◆ **Directions for this task**:
Will you write out the data exactly, excluding every picture?

◆ **Supplied information**:
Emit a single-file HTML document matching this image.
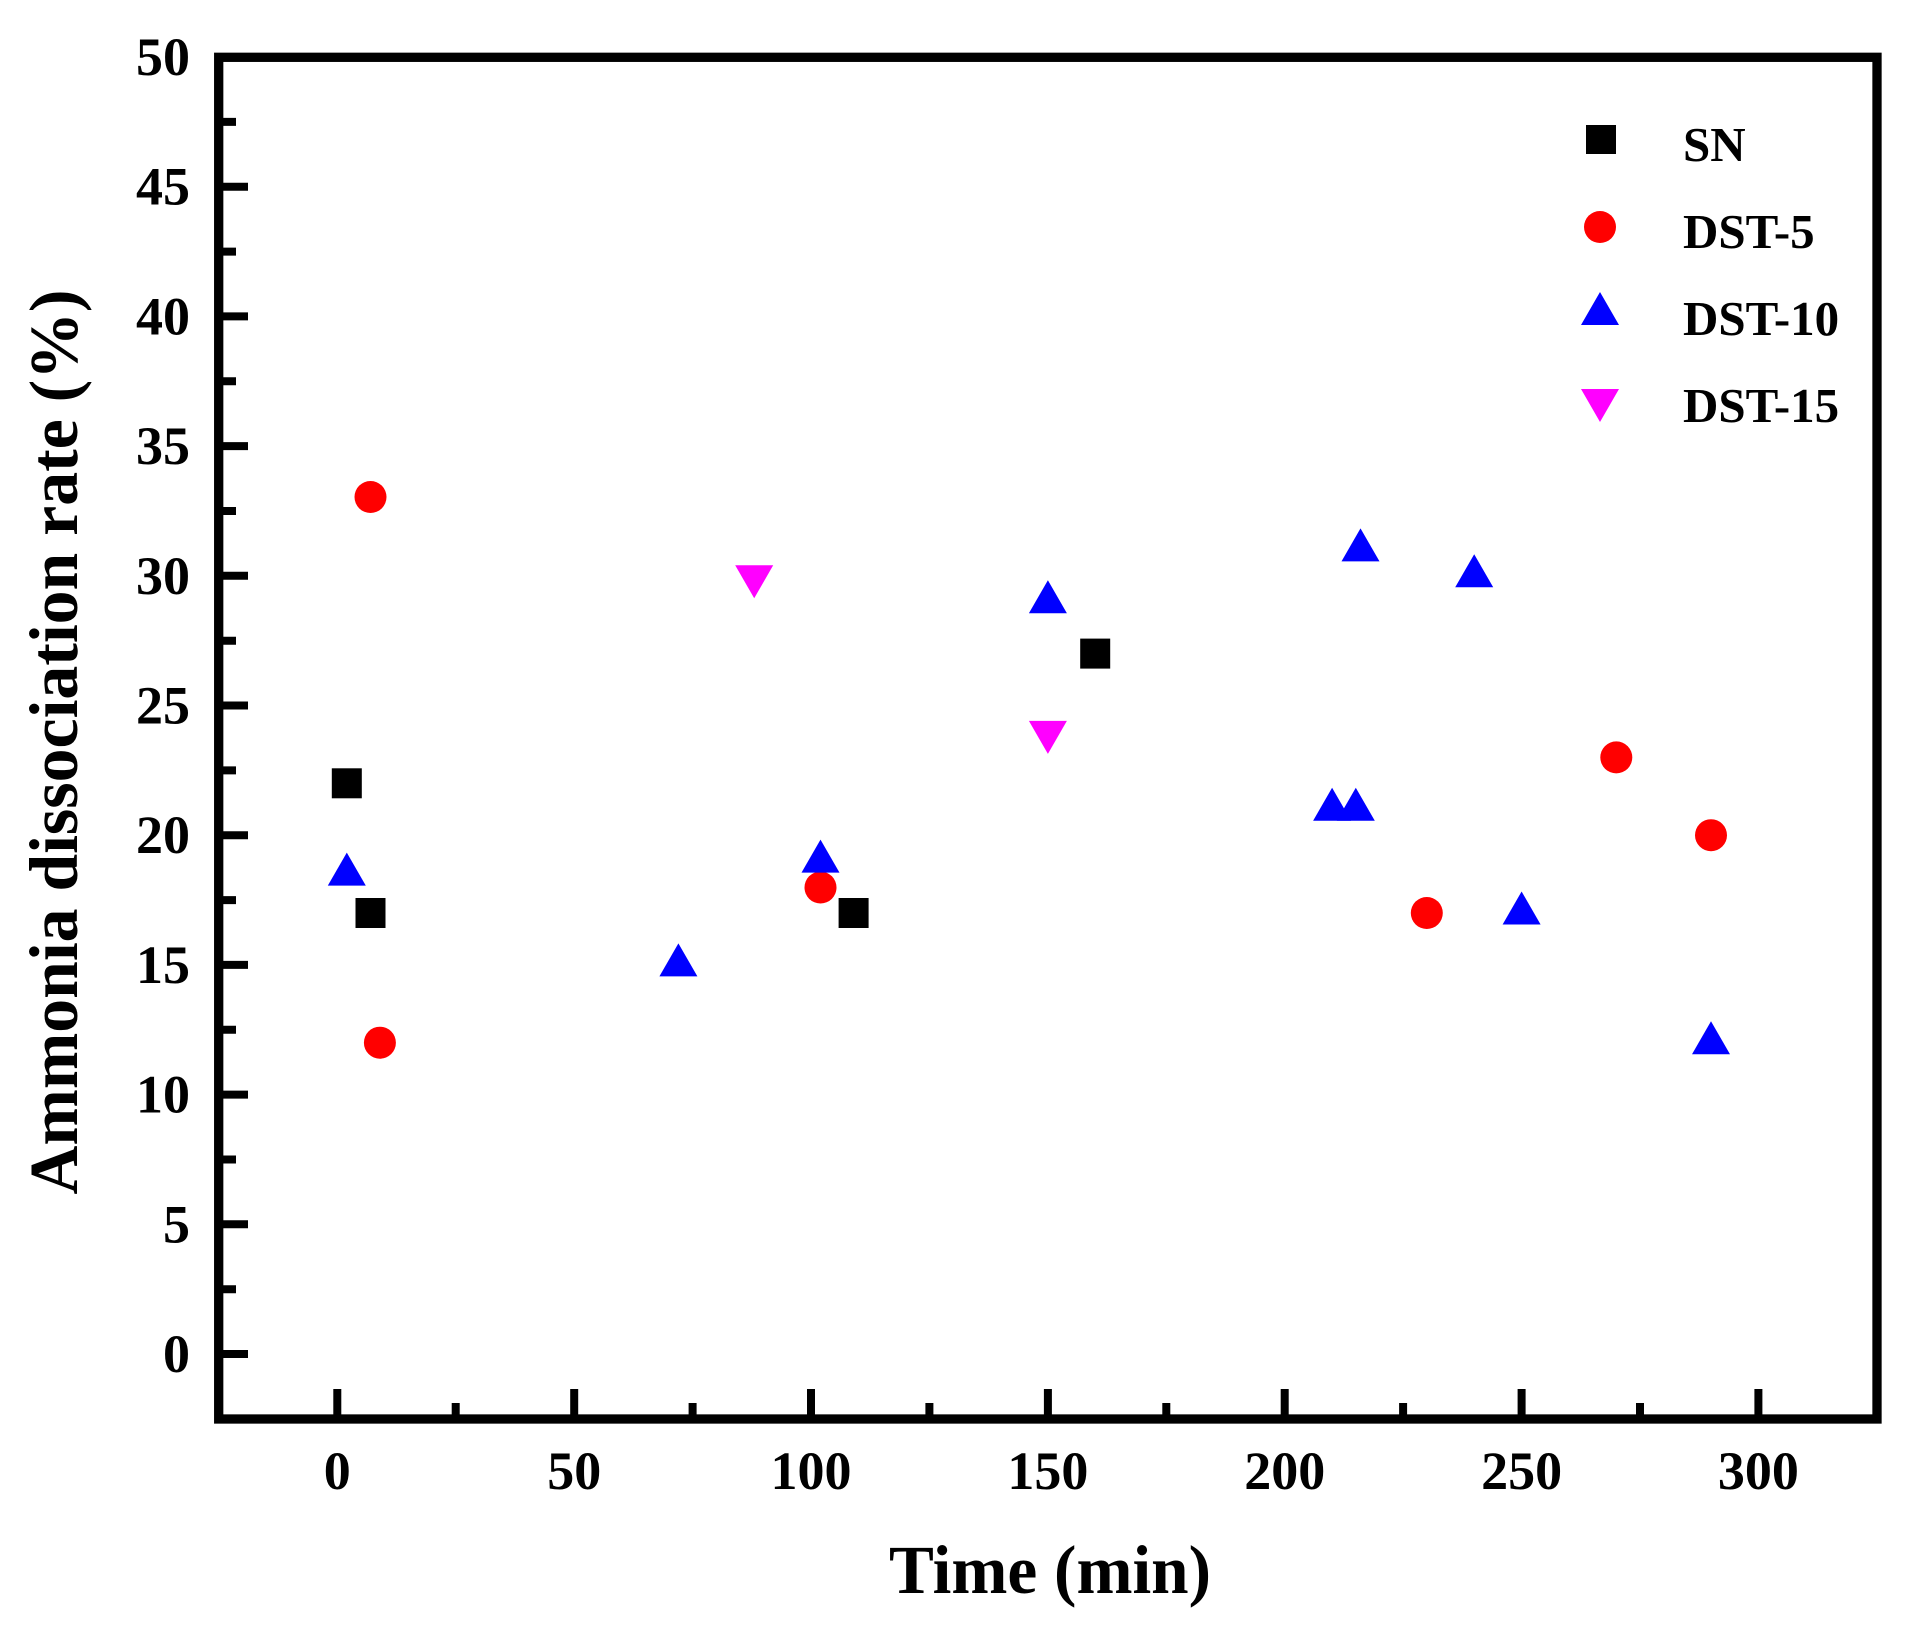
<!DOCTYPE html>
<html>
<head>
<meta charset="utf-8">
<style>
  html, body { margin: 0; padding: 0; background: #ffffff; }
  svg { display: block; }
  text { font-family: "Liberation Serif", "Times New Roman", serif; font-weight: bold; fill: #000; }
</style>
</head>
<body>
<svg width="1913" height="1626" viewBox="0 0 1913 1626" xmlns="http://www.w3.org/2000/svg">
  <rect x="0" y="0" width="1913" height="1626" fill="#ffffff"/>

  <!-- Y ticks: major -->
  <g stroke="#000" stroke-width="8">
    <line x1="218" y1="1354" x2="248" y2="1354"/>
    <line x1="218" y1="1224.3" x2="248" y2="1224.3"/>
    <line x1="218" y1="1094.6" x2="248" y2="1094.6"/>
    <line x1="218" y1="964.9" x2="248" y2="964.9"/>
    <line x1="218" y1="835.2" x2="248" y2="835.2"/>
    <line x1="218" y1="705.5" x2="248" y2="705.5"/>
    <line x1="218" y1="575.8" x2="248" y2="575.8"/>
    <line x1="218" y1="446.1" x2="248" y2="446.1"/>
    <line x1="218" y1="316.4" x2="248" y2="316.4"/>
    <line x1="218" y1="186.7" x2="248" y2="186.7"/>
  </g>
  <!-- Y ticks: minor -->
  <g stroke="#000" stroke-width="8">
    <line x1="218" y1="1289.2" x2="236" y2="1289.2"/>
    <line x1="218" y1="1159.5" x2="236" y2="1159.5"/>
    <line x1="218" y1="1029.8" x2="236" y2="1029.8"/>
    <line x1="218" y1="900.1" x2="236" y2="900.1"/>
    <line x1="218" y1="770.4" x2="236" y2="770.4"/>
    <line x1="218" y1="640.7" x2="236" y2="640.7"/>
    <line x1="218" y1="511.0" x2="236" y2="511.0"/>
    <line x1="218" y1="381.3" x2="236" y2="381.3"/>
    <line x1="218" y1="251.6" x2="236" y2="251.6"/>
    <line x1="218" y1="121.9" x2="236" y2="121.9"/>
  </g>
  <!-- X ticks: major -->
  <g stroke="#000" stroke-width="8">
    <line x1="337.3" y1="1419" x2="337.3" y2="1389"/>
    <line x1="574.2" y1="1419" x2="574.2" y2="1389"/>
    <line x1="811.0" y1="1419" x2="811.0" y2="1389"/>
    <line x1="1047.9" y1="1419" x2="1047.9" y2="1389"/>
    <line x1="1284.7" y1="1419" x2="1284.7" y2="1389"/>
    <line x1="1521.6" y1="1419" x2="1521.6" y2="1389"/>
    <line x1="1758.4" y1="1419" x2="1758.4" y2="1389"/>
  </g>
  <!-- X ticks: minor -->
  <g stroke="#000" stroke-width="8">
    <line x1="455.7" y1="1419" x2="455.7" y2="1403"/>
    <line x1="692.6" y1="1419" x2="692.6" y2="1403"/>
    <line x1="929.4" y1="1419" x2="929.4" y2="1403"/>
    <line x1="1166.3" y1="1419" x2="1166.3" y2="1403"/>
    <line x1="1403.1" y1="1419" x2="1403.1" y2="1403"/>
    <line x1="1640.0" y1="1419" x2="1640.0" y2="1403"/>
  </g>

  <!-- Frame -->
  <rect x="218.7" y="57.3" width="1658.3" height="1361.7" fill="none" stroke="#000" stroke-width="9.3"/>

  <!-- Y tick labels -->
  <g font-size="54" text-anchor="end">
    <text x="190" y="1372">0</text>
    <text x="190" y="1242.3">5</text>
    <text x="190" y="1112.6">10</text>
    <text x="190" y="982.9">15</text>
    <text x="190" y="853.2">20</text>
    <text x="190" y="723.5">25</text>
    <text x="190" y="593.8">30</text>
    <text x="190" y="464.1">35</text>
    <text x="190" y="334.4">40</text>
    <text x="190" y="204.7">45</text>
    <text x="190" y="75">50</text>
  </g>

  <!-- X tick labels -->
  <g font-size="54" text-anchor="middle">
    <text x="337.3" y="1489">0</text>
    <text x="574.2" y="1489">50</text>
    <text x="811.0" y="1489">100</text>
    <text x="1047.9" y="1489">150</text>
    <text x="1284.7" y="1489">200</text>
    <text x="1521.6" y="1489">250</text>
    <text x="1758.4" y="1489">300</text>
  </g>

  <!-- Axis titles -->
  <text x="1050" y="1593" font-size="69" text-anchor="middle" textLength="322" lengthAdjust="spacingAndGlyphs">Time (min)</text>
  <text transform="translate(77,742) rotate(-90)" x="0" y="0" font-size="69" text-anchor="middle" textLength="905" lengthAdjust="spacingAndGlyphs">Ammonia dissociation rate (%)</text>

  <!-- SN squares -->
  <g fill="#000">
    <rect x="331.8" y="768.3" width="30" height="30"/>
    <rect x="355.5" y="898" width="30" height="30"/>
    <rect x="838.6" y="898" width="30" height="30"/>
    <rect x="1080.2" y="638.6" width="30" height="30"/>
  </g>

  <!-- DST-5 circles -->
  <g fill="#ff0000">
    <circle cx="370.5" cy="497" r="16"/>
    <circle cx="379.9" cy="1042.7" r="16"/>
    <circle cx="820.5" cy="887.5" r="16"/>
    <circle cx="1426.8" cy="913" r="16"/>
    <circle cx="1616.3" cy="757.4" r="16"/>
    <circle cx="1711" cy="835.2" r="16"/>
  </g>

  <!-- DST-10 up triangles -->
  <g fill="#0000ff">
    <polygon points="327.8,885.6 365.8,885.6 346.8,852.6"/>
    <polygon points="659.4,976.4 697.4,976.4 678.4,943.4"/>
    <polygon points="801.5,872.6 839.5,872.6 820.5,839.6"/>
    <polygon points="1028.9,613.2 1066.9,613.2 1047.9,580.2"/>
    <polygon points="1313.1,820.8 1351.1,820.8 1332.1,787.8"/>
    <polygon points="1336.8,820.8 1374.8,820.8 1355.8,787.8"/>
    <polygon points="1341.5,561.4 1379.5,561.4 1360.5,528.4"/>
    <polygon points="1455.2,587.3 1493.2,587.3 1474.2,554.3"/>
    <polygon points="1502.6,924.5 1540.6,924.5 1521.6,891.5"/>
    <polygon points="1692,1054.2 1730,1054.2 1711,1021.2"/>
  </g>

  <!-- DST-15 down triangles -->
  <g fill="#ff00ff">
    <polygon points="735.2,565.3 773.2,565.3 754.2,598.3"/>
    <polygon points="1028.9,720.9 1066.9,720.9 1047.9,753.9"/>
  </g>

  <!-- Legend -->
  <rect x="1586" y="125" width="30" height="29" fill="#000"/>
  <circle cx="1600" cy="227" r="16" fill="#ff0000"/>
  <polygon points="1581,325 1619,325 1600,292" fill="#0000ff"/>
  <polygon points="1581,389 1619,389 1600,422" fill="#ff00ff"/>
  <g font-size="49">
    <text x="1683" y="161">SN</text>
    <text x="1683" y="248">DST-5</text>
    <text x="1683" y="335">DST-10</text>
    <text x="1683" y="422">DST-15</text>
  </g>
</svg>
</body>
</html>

◆ **Solution for this problem**:
Emit a single-file HTML document matching this image.
<!DOCTYPE html>
<html>
<head>
<meta charset="utf-8">
<style>
  html, body { margin: 0; padding: 0; background: #ffffff; }
  svg { display: block; }
  text { font-family: "Liberation Serif", "Times New Roman", serif; font-weight: bold; fill: #000; }
</style>
</head>
<body>
<svg width="1913" height="1626" viewBox="0 0 1913 1626" xmlns="http://www.w3.org/2000/svg">
  <rect x="0" y="0" width="1913" height="1626" fill="#ffffff"/>

  <!-- Y ticks: major -->
  <g stroke="#000" stroke-width="8">
    <line x1="218" y1="1354" x2="248" y2="1354"/>
    <line x1="218" y1="1224.3" x2="248" y2="1224.3"/>
    <line x1="218" y1="1094.6" x2="248" y2="1094.6"/>
    <line x1="218" y1="964.9" x2="248" y2="964.9"/>
    <line x1="218" y1="835.2" x2="248" y2="835.2"/>
    <line x1="218" y1="705.5" x2="248" y2="705.5"/>
    <line x1="218" y1="575.8" x2="248" y2="575.8"/>
    <line x1="218" y1="446.1" x2="248" y2="446.1"/>
    <line x1="218" y1="316.4" x2="248" y2="316.4"/>
    <line x1="218" y1="186.7" x2="248" y2="186.7"/>
  </g>
  <!-- Y ticks: minor -->
  <g stroke="#000" stroke-width="8">
    <line x1="218" y1="1289.2" x2="236" y2="1289.2"/>
    <line x1="218" y1="1159.5" x2="236" y2="1159.5"/>
    <line x1="218" y1="1029.8" x2="236" y2="1029.8"/>
    <line x1="218" y1="900.1" x2="236" y2="900.1"/>
    <line x1="218" y1="770.4" x2="236" y2="770.4"/>
    <line x1="218" y1="640.7" x2="236" y2="640.7"/>
    <line x1="218" y1="511.0" x2="236" y2="511.0"/>
    <line x1="218" y1="381.3" x2="236" y2="381.3"/>
    <line x1="218" y1="251.6" x2="236" y2="251.6"/>
    <line x1="218" y1="121.9" x2="236" y2="121.9"/>
  </g>
  <!-- X ticks: major -->
  <g stroke="#000" stroke-width="8">
    <line x1="337.3" y1="1419" x2="337.3" y2="1389"/>
    <line x1="574.2" y1="1419" x2="574.2" y2="1389"/>
    <line x1="811.0" y1="1419" x2="811.0" y2="1389"/>
    <line x1="1047.9" y1="1419" x2="1047.9" y2="1389"/>
    <line x1="1284.7" y1="1419" x2="1284.7" y2="1389"/>
    <line x1="1521.6" y1="1419" x2="1521.6" y2="1389"/>
    <line x1="1758.4" y1="1419" x2="1758.4" y2="1389"/>
  </g>
  <!-- X ticks: minor -->
  <g stroke="#000" stroke-width="8">
    <line x1="455.7" y1="1419" x2="455.7" y2="1403"/>
    <line x1="692.6" y1="1419" x2="692.6" y2="1403"/>
    <line x1="929.4" y1="1419" x2="929.4" y2="1403"/>
    <line x1="1166.3" y1="1419" x2="1166.3" y2="1403"/>
    <line x1="1403.1" y1="1419" x2="1403.1" y2="1403"/>
    <line x1="1640.0" y1="1419" x2="1640.0" y2="1403"/>
  </g>

  <!-- Frame -->
  <rect x="218.7" y="57.3" width="1658.3" height="1361.7" fill="none" stroke="#000" stroke-width="9.3"/>

  <!-- Y tick labels -->
  <g font-size="54" text-anchor="end">
    <text x="190" y="1372">0</text>
    <text x="190" y="1242.3">5</text>
    <text x="190" y="1112.6">10</text>
    <text x="190" y="982.9">15</text>
    <text x="190" y="853.2">20</text>
    <text x="190" y="723.5">25</text>
    <text x="190" y="593.8">30</text>
    <text x="190" y="464.1">35</text>
    <text x="190" y="334.4">40</text>
    <text x="190" y="204.7">45</text>
    <text x="190" y="75">50</text>
  </g>

  <!-- X tick labels -->
  <g font-size="54" text-anchor="middle">
    <text x="337.3" y="1489">0</text>
    <text x="574.2" y="1489">50</text>
    <text x="811.0" y="1489">100</text>
    <text x="1047.9" y="1489">150</text>
    <text x="1284.7" y="1489">200</text>
    <text x="1521.6" y="1489">250</text>
    <text x="1758.4" y="1489">300</text>
  </g>

  <!-- Axis titles -->
  <text x="1050" y="1593" font-size="69" text-anchor="middle" textLength="322" lengthAdjust="spacingAndGlyphs">Time (min)</text>
  <text transform="translate(77,742) rotate(-90)" x="0" y="0" font-size="69" text-anchor="middle" textLength="905" lengthAdjust="spacingAndGlyphs">Ammonia dissociation rate (%)</text>

  <!-- SN squares -->
  <g fill="#000">
    <rect x="331.8" y="768.3" width="30" height="30"/>
    <rect x="355.5" y="898" width="30" height="30"/>
    <rect x="838.6" y="898" width="30" height="30"/>
    <rect x="1080.2" y="638.6" width="30" height="30"/>
  </g>

  <!-- DST-5 circles -->
  <g fill="#ff0000">
    <circle cx="370.5" cy="497" r="16"/>
    <circle cx="379.9" cy="1042.7" r="16"/>
    <circle cx="820.5" cy="887.5" r="16"/>
    <circle cx="1426.8" cy="913" r="16"/>
    <circle cx="1616.3" cy="757.4" r="16"/>
    <circle cx="1711" cy="835.2" r="16"/>
  </g>

  <!-- DST-10 up triangles -->
  <g fill="#0000ff">
    <polygon points="327.8,885.6 365.8,885.6 346.8,852.6"/>
    <polygon points="659.4,976.4 697.4,976.4 678.4,943.4"/>
    <polygon points="801.5,872.6 839.5,872.6 820.5,839.6"/>
    <polygon points="1028.9,613.2 1066.9,613.2 1047.9,580.2"/>
    <polygon points="1313.1,820.8 1351.1,820.8 1332.1,787.8"/>
    <polygon points="1336.8,820.8 1374.8,820.8 1355.8,787.8"/>
    <polygon points="1341.5,561.4 1379.5,561.4 1360.5,528.4"/>
    <polygon points="1455.2,587.3 1493.2,587.3 1474.2,554.3"/>
    <polygon points="1502.6,924.5 1540.6,924.5 1521.6,891.5"/>
    <polygon points="1692,1054.2 1730,1054.2 1711,1021.2"/>
  </g>

  <!-- DST-15 down triangles -->
  <g fill="#ff00ff">
    <polygon points="735.2,565.3 773.2,565.3 754.2,598.3"/>
    <polygon points="1028.9,720.9 1066.9,720.9 1047.9,753.9"/>
  </g>

  <!-- Legend -->
  <rect x="1586" y="125" width="30" height="29" fill="#000"/>
  <circle cx="1600" cy="227" r="16" fill="#ff0000"/>
  <polygon points="1581,325 1619,325 1600,292" fill="#0000ff"/>
  <polygon points="1581,389 1619,389 1600,422" fill="#ff00ff"/>
  <g font-size="49">
    <text x="1683" y="161">SN</text>
    <text x="1683" y="248">DST-5</text>
    <text x="1683" y="335">DST-10</text>
    <text x="1683" y="422">DST-15</text>
  </g>
</svg>
</body>
</html>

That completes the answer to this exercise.